The problem =>
Locate the word "this" in the material, then show every line that holds it.

Exercise inputs =>
* BEGIN *

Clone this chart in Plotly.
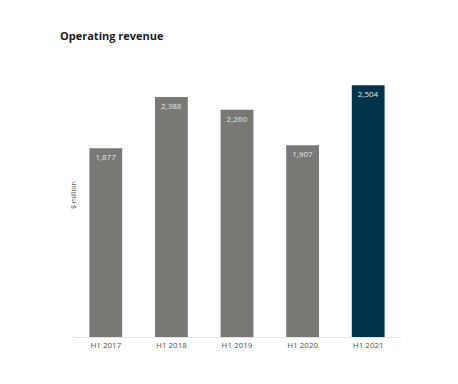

* END *
* BEGIN *

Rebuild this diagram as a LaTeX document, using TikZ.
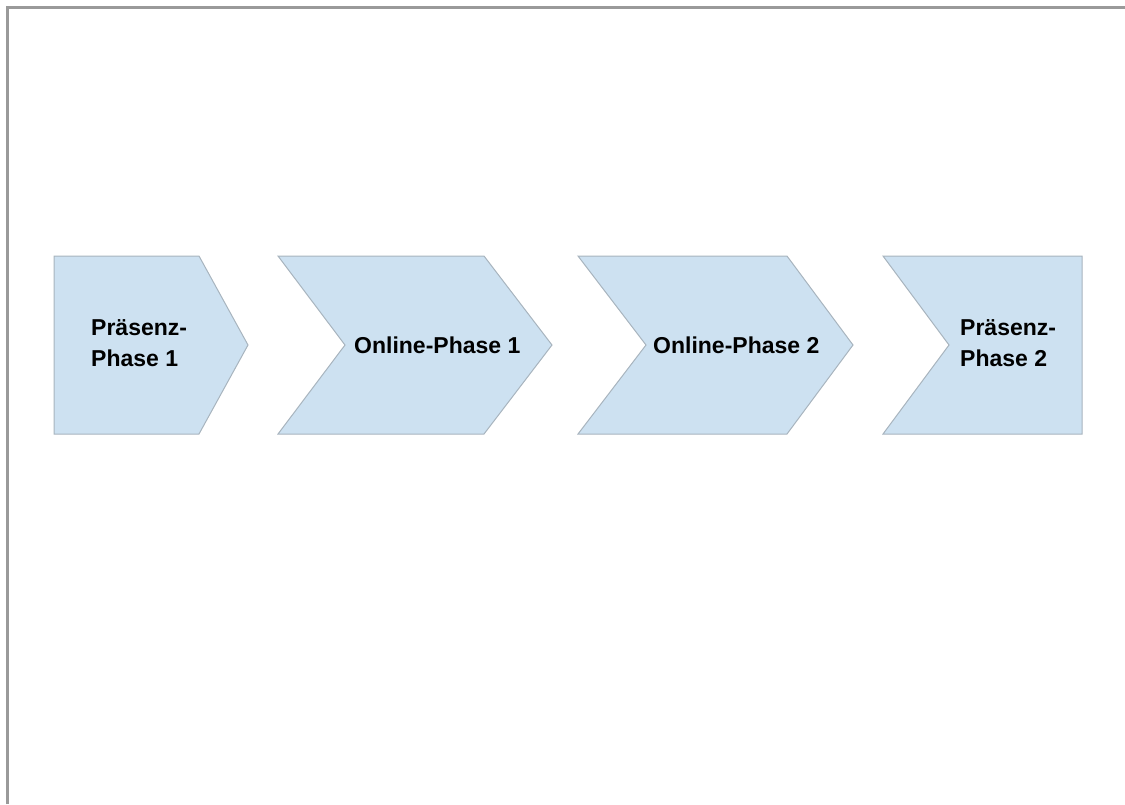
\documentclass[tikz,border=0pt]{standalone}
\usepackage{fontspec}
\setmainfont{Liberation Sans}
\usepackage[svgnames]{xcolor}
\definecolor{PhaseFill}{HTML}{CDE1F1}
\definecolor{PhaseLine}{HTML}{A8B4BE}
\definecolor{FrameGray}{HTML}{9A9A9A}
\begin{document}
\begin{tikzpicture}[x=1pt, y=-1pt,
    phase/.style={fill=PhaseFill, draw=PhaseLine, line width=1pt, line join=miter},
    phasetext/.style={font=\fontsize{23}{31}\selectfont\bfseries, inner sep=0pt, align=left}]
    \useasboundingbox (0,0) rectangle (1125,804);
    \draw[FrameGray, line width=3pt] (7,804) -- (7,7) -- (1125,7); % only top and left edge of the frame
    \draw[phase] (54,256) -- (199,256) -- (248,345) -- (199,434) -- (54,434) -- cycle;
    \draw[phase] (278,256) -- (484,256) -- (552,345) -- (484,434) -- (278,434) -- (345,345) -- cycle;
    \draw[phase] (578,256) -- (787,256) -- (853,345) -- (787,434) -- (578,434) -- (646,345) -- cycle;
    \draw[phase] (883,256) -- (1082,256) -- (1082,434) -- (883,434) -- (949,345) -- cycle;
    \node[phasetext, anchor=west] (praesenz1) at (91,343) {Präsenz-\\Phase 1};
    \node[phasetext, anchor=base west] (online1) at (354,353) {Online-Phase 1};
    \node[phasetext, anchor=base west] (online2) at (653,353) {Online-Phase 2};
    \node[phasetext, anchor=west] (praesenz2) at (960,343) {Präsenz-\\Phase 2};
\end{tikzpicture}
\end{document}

* END *

Full response =>
Clone this chart in Plotly.
Rebuild this diagram as a LaTeX document, using TikZ.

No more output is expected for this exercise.